## [Goal]
Identify the lines that contain the string "matplotlib", then copy each of them.

## [Source material]
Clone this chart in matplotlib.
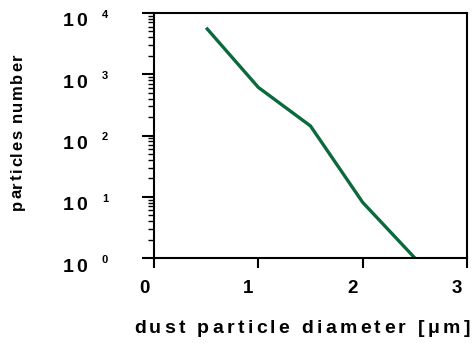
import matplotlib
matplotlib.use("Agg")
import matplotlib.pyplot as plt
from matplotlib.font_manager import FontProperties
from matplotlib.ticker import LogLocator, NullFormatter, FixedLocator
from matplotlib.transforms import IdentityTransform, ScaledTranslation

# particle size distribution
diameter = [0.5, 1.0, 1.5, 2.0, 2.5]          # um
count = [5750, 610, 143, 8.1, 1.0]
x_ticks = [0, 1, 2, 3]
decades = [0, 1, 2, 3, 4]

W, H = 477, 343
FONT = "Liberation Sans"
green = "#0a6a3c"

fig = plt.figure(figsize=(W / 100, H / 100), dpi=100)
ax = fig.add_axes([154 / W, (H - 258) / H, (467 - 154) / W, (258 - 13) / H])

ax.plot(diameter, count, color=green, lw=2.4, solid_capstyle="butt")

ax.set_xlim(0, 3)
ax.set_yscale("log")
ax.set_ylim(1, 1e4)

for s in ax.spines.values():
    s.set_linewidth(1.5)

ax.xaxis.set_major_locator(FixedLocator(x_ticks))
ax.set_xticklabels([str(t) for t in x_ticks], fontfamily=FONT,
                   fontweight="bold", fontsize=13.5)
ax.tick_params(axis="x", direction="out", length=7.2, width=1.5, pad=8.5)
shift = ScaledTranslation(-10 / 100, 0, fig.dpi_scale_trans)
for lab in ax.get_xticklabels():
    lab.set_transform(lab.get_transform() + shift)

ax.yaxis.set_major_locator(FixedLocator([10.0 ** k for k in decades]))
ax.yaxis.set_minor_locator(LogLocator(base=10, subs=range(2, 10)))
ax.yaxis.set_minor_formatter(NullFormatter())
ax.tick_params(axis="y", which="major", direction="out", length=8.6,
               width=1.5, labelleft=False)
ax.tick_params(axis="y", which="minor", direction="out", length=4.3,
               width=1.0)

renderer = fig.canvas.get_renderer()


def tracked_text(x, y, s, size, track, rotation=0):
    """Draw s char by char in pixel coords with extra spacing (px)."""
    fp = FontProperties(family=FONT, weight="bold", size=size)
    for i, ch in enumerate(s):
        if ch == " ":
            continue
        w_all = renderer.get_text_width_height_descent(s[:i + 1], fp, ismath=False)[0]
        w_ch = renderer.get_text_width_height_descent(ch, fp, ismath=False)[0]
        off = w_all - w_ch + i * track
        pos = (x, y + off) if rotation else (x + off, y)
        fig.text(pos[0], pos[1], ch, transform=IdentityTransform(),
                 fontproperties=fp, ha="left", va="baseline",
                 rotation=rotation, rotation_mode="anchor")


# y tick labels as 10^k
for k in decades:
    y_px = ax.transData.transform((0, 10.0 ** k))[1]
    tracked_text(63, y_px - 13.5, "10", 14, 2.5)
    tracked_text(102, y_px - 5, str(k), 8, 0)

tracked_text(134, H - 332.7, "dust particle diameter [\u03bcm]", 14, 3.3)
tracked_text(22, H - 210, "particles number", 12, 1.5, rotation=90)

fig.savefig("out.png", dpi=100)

## [Finished answer]
Clone this chart in matplotlib.
import matplotlib
matplotlib.use("Agg")
import matplotlib.pyplot as plt
from matplotlib.font_manager import FontProperties
from matplotlib.ticker import LogLocator, NullFormatter, FixedLocator
from matplotlib.transforms import IdentityTransform, ScaledTranslation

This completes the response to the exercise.